May 16, 2018

Kennedy Joins Warren on Legislation to Compensate Investors Cheated by Brokers and Dealers

Bill Text | One-Pager

Washington, DC - United States Senator John Kennedy (R-La.) today co-sponsored Senator Elizabeth Warren's (D-Mass.) legislation, the Compensation for Cheated Investors Act (S. 2499), which would direct the Financial Industry Regulatory Authority (FINRA) to use its existing authority to compensate investors for unpaid arbitration awards against FINRA members.  According to estimates, unpaid arbitration awards have cost defrauded investors over $100 million. 

Investors don't win very often in the arbitration process. When they do, they often don't get paid. According to a December 2015 report by FINRA's Dispute Resolution Task Force, investors were unable to collect more than $62 million in unpaid arbitration awards in 2013 alone. A study by the Public Investors Arbitration Bar Association determined that one-third of all arbitration awards in 2013 went unpaid and that the $62 million in unpaid awards represented nearly a quarter of the total amount of arbitration awards that year.

"Ordinary investors have lost hundreds of millions of dollars over the years in unpaid arbitration awards," said Senator Warren. "This bipartisan bill would end that by ensuring that FINRA uses its authority to prevent defrauded investors from getting ripped off.  I thank Senator Kennedy for joining me in this effort."

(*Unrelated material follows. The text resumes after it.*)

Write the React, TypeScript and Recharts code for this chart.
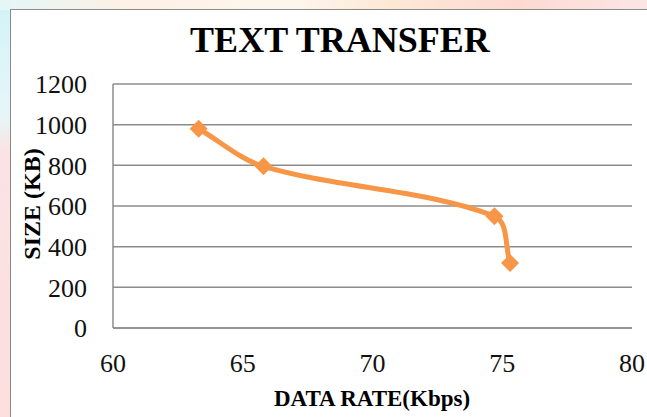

"This bill aims to compensate Americans who have been cheated out of hundreds of millions of dollars," said Senator Kennedy. "These investors have already been swindled out of their money once, and thousands of them still haven't been given their unpaid arbitration.  Our bill aims to fix that.  I am proud to be a part of this effort with Sen. Warren."

In an April blog post supporting the legislation, David R. Burton, the senior fellow in economic policy at the Heritage Foundation, wrote: "The bill would help investors by providing the funds to pay unpaid arbitration awards, and help broker-dealers by eliminating the budgetary incentive for the Financial Industry Regulatory Authority (FINRA) to impose fines on broker-dealers."

FINRA - and its predecessor self-regulatory organizations - have let this problem persist for too long. A 2000 report from the non-partisan United States General Accounting Office (GAO) found that 49 percent of investor arbitration awards in 1998 went entirely unpaid by broker-dealers and an additional 12 percent were only partially paid.  Those unpaid awards cost defrauded investors more than $100 million. The GAO recommended that the self-regulatory organizations "develop procedures addressing the problem of unpaid awards caused by failed broker-dealers." But nearly two decades later, FINRA still has not established such procedures.

The Compensation for Cheated Investors Act, which was introduced by Senator Warren in March, would direct FINRA to establish a pool funded by penalties from members that will pay unpaid final arbitration awards and require it to track whether future arbitration awards are paid.